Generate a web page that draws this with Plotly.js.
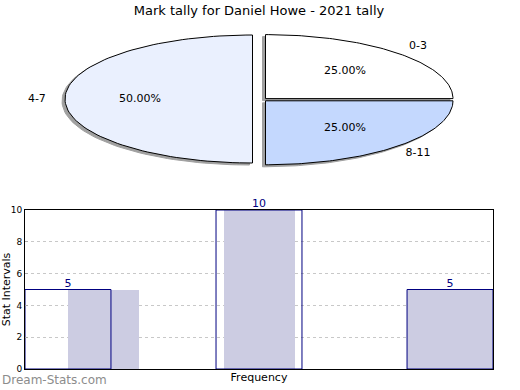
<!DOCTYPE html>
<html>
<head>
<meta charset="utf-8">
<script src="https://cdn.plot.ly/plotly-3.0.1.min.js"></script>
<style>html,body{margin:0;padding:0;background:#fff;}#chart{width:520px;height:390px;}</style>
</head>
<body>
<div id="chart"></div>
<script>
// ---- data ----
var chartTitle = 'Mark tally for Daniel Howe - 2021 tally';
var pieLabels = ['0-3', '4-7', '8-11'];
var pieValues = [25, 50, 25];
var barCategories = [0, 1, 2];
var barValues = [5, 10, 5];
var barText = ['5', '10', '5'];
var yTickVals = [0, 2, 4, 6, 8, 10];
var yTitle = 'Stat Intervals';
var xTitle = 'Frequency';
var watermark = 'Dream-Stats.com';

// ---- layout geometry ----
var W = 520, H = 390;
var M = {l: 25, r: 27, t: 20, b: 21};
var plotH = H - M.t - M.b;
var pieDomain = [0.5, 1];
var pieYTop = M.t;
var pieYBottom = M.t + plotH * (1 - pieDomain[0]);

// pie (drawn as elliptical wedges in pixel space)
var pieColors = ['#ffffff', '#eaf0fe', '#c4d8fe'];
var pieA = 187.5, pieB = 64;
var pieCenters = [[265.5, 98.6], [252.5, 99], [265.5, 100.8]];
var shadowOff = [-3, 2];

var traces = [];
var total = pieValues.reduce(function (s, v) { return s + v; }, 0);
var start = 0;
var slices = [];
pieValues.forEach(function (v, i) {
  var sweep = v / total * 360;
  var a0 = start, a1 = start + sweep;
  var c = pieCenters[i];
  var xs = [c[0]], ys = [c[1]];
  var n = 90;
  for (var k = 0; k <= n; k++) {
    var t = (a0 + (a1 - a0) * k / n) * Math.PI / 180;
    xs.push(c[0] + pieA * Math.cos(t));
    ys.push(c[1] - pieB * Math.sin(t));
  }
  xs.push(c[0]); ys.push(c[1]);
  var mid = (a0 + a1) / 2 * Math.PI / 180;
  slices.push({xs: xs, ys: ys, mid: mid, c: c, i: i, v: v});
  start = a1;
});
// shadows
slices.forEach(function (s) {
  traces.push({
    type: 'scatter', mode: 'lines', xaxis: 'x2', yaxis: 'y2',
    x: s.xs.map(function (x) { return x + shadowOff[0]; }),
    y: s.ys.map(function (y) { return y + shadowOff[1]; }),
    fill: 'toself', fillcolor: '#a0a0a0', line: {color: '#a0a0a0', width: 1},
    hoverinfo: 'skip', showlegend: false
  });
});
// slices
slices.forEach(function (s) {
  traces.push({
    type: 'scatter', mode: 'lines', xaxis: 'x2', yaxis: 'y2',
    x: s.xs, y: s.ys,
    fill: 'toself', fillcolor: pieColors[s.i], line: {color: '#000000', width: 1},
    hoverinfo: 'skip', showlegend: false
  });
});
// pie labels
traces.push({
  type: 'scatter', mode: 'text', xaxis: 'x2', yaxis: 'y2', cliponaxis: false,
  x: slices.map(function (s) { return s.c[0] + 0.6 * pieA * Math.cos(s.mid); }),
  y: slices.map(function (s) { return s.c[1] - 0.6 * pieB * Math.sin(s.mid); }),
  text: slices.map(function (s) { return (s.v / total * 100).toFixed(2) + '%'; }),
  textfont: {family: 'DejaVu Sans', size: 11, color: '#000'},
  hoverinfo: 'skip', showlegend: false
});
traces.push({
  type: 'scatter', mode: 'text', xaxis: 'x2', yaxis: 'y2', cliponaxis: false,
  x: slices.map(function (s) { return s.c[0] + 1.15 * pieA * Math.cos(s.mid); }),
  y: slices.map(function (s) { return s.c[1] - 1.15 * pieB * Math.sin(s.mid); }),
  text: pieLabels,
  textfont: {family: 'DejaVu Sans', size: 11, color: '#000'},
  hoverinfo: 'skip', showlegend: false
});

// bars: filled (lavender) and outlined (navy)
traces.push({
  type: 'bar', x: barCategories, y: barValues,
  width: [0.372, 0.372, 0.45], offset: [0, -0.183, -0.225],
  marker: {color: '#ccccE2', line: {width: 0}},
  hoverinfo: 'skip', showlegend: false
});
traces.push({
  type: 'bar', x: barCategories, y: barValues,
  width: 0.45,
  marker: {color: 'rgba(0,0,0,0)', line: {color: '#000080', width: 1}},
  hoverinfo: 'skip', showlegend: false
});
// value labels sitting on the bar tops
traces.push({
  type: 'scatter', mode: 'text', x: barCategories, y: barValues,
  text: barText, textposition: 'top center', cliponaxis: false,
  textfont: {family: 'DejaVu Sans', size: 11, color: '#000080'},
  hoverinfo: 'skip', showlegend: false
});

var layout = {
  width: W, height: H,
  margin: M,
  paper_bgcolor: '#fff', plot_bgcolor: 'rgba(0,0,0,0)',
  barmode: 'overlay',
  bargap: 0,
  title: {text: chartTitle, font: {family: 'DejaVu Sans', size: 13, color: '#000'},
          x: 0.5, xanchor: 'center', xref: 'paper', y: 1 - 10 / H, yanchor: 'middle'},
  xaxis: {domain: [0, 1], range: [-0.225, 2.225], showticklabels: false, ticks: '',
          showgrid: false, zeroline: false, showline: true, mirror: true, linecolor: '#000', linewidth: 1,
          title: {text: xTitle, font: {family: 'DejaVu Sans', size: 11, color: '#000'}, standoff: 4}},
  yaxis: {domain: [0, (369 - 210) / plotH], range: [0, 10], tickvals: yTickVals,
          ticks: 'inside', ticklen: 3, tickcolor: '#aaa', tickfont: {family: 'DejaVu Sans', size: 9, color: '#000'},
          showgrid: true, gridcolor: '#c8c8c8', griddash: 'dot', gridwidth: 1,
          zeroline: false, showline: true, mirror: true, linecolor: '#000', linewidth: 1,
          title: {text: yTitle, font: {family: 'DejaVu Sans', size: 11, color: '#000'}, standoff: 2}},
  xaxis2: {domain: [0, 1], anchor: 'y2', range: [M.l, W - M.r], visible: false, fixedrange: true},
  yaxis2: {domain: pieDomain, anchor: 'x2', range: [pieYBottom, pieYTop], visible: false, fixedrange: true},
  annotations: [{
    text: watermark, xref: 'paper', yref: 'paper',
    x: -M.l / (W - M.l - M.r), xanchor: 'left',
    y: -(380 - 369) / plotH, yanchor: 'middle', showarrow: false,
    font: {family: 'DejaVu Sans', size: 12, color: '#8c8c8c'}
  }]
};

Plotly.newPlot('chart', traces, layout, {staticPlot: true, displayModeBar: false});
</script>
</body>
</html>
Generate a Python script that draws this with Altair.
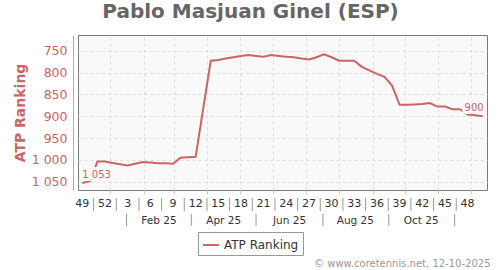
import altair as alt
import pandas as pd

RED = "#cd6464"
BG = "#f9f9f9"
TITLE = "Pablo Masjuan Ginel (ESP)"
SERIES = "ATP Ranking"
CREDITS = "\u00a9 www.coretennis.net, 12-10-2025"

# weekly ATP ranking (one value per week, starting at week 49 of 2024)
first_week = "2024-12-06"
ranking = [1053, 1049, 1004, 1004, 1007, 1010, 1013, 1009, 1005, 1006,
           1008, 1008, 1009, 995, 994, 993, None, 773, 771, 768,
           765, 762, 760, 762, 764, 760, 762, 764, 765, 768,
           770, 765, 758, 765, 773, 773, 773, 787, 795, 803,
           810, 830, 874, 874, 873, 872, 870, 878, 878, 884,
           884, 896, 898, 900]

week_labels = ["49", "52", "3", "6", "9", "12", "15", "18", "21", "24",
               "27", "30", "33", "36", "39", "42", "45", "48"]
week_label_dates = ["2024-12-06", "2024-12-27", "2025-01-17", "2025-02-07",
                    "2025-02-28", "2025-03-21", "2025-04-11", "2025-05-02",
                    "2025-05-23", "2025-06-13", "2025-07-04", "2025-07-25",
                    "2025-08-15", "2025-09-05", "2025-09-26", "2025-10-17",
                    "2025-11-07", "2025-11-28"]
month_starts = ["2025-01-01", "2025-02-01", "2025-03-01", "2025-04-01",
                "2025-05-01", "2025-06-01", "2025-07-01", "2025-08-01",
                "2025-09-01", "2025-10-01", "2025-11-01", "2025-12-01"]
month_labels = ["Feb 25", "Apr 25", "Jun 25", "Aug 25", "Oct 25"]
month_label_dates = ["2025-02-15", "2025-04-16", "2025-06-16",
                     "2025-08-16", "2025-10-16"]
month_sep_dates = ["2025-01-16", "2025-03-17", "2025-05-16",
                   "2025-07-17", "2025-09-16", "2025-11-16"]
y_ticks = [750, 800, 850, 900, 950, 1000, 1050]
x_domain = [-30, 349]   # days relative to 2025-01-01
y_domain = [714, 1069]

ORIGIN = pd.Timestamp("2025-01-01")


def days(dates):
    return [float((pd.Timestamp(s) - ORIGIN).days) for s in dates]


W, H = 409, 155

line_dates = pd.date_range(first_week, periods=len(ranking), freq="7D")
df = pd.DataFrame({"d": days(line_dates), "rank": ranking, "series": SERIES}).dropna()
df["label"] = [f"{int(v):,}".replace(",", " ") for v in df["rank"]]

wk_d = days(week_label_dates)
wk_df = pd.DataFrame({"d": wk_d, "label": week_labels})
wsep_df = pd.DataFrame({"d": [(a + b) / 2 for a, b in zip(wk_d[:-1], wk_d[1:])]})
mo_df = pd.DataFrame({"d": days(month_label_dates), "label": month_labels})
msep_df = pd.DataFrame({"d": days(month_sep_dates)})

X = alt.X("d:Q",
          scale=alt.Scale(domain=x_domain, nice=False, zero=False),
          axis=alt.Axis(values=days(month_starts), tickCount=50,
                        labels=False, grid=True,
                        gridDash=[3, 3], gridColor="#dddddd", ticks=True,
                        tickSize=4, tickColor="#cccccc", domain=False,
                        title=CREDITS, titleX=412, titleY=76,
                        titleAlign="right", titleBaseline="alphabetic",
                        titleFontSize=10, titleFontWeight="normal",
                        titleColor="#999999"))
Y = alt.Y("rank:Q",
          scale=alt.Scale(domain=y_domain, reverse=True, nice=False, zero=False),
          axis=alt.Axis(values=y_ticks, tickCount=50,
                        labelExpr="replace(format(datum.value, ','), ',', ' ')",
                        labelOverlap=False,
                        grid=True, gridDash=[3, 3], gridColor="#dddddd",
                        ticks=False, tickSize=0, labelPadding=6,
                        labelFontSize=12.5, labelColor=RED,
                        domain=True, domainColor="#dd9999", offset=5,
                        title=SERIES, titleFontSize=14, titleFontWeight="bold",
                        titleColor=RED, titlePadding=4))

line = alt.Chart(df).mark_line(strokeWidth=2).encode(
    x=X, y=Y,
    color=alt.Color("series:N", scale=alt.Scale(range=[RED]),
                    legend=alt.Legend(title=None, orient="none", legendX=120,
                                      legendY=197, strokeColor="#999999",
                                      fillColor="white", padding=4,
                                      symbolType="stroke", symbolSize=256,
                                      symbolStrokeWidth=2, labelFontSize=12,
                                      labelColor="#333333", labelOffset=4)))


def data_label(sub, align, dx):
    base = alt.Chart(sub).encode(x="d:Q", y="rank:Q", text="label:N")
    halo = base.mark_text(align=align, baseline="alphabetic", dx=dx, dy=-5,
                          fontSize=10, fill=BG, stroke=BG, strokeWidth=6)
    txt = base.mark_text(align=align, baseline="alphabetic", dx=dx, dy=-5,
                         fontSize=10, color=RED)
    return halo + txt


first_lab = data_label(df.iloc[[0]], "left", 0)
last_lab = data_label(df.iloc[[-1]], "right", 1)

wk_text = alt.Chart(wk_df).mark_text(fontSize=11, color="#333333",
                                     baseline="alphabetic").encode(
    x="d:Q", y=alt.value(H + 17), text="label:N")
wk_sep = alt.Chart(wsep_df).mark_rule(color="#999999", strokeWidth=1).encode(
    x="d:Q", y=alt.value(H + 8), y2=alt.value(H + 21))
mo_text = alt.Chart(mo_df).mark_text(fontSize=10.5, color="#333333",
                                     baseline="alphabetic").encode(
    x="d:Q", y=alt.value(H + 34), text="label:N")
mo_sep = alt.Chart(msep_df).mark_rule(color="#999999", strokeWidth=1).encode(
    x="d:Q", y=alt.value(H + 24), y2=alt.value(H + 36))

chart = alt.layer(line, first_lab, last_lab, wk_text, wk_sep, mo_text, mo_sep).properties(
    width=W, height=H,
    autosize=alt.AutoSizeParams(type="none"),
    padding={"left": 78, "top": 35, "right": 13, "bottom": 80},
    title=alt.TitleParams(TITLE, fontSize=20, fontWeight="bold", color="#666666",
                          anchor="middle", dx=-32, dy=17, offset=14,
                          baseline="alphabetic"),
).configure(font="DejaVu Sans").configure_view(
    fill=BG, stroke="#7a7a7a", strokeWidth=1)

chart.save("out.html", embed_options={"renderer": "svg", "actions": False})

#####

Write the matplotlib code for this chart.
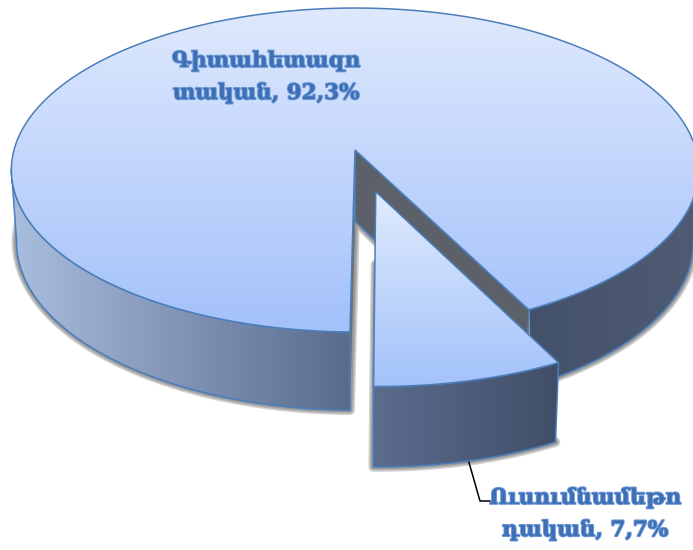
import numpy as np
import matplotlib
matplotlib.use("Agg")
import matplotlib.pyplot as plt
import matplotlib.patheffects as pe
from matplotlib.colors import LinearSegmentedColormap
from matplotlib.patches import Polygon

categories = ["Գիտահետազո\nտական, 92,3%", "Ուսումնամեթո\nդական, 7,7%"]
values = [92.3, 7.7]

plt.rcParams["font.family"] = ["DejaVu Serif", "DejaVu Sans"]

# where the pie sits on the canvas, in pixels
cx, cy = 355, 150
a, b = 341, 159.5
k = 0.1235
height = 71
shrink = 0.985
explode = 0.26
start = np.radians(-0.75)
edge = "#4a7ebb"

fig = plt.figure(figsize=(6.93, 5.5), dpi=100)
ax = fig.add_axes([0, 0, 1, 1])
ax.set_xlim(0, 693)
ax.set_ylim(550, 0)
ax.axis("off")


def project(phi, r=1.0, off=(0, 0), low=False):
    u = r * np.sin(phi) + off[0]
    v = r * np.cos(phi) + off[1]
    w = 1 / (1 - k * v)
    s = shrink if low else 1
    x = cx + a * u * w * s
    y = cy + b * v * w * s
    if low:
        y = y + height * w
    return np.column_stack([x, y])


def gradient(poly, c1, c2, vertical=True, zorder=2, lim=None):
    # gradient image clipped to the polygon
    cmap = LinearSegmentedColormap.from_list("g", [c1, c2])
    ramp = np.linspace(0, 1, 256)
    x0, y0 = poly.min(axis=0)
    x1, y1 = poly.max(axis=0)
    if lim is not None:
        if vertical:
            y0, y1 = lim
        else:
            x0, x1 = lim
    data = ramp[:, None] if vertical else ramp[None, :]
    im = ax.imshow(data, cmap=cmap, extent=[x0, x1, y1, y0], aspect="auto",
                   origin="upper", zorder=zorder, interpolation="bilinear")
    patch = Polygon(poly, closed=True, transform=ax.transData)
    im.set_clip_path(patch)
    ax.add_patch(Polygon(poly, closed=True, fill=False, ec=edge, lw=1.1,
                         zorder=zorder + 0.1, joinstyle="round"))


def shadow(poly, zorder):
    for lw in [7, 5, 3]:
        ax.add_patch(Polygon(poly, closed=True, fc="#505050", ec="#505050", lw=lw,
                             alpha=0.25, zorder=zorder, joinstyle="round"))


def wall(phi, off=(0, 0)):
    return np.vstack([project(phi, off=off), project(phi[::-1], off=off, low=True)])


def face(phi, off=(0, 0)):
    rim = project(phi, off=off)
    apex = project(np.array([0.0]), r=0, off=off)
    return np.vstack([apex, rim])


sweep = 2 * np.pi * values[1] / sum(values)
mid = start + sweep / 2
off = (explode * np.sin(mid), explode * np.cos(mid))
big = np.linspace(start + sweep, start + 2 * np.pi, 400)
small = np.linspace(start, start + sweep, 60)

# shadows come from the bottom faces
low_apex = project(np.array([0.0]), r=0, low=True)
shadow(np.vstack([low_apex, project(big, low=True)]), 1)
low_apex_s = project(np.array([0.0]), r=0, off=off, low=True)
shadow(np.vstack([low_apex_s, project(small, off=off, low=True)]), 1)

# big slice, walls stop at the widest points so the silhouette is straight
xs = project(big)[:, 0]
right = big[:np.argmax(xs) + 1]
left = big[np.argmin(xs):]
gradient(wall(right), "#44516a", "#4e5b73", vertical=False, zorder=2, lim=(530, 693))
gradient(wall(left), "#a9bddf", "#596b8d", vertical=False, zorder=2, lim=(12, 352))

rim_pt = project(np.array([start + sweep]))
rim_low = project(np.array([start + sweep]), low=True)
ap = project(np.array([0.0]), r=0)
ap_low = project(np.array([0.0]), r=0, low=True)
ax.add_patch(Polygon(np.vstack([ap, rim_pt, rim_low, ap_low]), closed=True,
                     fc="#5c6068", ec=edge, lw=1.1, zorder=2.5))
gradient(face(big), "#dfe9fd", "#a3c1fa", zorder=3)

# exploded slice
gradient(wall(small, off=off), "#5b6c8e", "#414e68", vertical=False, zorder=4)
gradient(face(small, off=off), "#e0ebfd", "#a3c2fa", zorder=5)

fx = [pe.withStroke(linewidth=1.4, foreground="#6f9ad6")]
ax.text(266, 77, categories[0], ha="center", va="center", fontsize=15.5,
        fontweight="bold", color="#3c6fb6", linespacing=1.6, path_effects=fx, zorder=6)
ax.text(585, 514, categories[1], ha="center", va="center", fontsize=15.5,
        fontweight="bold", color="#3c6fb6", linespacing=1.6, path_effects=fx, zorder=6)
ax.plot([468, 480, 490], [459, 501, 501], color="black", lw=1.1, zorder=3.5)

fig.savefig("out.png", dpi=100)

#####

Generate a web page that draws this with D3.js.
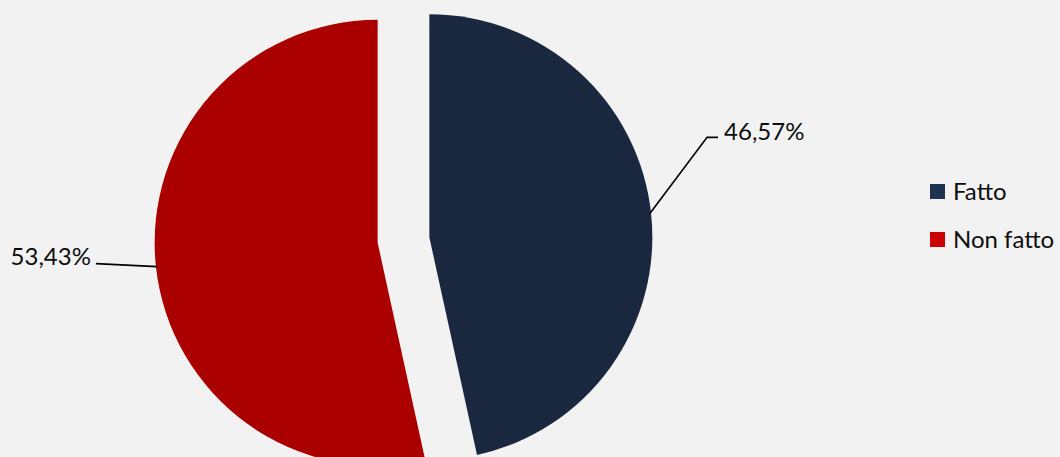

#####

What you will do —
Could you quote, word for word, only the lines from the one containing "Generate a web page that draws this with Plotly.js." through the one containing "var shadowOff = [-3, 2];", both included, and leave out any pictures?

Solution —
Generate a web page that draws this with Plotly.js.
<!DOCTYPE html>
<html>
<head>
<meta charset="utf-8">
<script src="https://cdn.plot.ly/plotly-3.0.1.min.js"></script>
<style>html,body{margin:0;padding:0;background:#fff;}#chart{width:520px;height:390px;}</style>
</head>
<body>
<div id="chart"></div>
<script>
// ---- data ----
var chartTitle = 'Mark tally for Daniel Howe - 2021 tally';
var pieLabels = ['0-3', '4-7', '8-11'];
var pieValues = [25, 50, 25];
var barCategories = [0, 1, 2];
var barValues = [5, 10, 5];
var barText = ['5', '10', '5'];
var yTickVals = [0, 2, 4, 6, 8, 10];
var yTitle = 'Stat Intervals';
var xTitle = 'Frequency';
var watermark = 'Dream-Stats.com';

// ---- layout geometry ----
var W = 520, H = 390;
var M = {l: 25, r: 27, t: 20, b: 21};
var plotH = H - M.t - M.b;
var pieDomain = [0.5, 1];
var pieYTop = M.t;
var pieYBottom = M.t + plotH * (1 - pieDomain[0]);

// pie (drawn as elliptical wedges in pixel space)
var pieColors = ['#ffffff', '#eaf0fe', '#c4d8fe'];
var pieA = 187.5, pieB = 64;
var pieCenters = [[265.5, 98.6], [252.5, 99], [265.5, 100.8]];
var shadowOff = [-3, 2];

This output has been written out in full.